The FIRSTS: The roots of depressive realism (1979)

There is a rumor stating that depressed people see the world more realistically and the rest of us are – to put it bluntly – deluded optimists. A friend of mine asked me if this is true. It took me a while to find the origins of this claim, but after I found it and figured out that the literature has a term for the phenomenon (‘depressive realism’), I realized that there is a whole plethora of studies on the subject. So the next following posts will be centered, more or less, on the idea of self-deception.

It was 1979 when Alloy & Abramson published a paper who’s title contained the phrase ‘Sadder but Wiser’, even if it was followed by a question mark. The experiments they conducted are simple, but the theoretical implications are large.

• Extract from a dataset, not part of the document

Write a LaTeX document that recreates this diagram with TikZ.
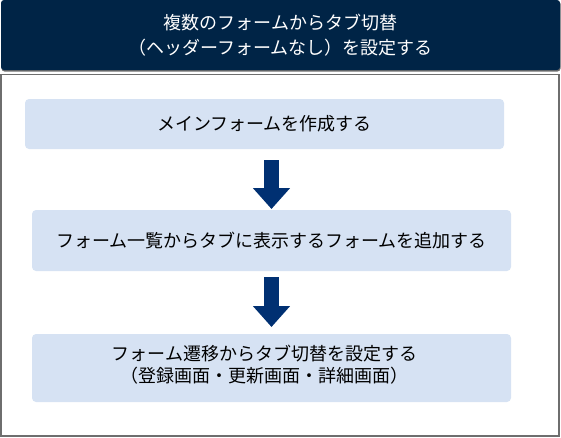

The authors divided several dozens of male and female undergraduate students into a depressed group and a non-depressed group based on their Beck Depression Inventory scores (a widely used and validated questionnaire for self-assessing depression). Each subject “made one of two possible responses (pressing a button or not pressing a button) and received one of two possible outcomes (a green light or no green light)” (p. 447). Various conditions presented the subjects with various degrees of control over what the button does, from 0 to 100%. After the experiments, the subjects were asked to estimate their control over the green light, how many times the light came on regardless of their behavior, what’s the percentage of trials on which the green light came on when they pressed or didn’t press the button, respectively, and how did they feel. In some experiments, the subjects were wining or losing money when the green light came on.

Verbatim, the findings were that:

“Depressed students’ judgments of contingency were surprisingly accurate in all four experiments. Nondepressed students, on the other hand, overestimated the degree of contingency between their responses and outcomes when noncontingent outcomes were frequent and/or desired and underestimated the degree of contingency when contingent outcomes were undesired” (p. 441).

In plain English, it means that if you are not depressed, when you have some control and bad things are happening, you believe you have no control. And when you have no control but good things are happening, then you believe you have control. If you are depressed, it does not matter, you judge your level of control accurately, regardless of the valence of the outcome.

Such illusion of control is a defensive mechanism that surely must have adaptive value by, for example, allowing the non-depressed to bypass a sense of guilt when things don’t work out and increase self-esteem when they do. This is fascinating, particularly since it is corroborated by findings that people receiving gambling wins or life successes like landing a good job, rewards that at least in one case are demonstrably attributable to chance, believe, nonetheless, that it is due to some personal attributes that make them special, that makes them deserving of such rewards. (I don’t remember the reference of this one so don’t quote me on it. If I find it, I’ll post it, it’s something about self-entitlement, I think). That is not to say that life successes are not largely attributable to the individual; they are. But, statistically speaking, there must be some that are due to chance alone, and yet most people feel like they are the direct agents for changes in luck.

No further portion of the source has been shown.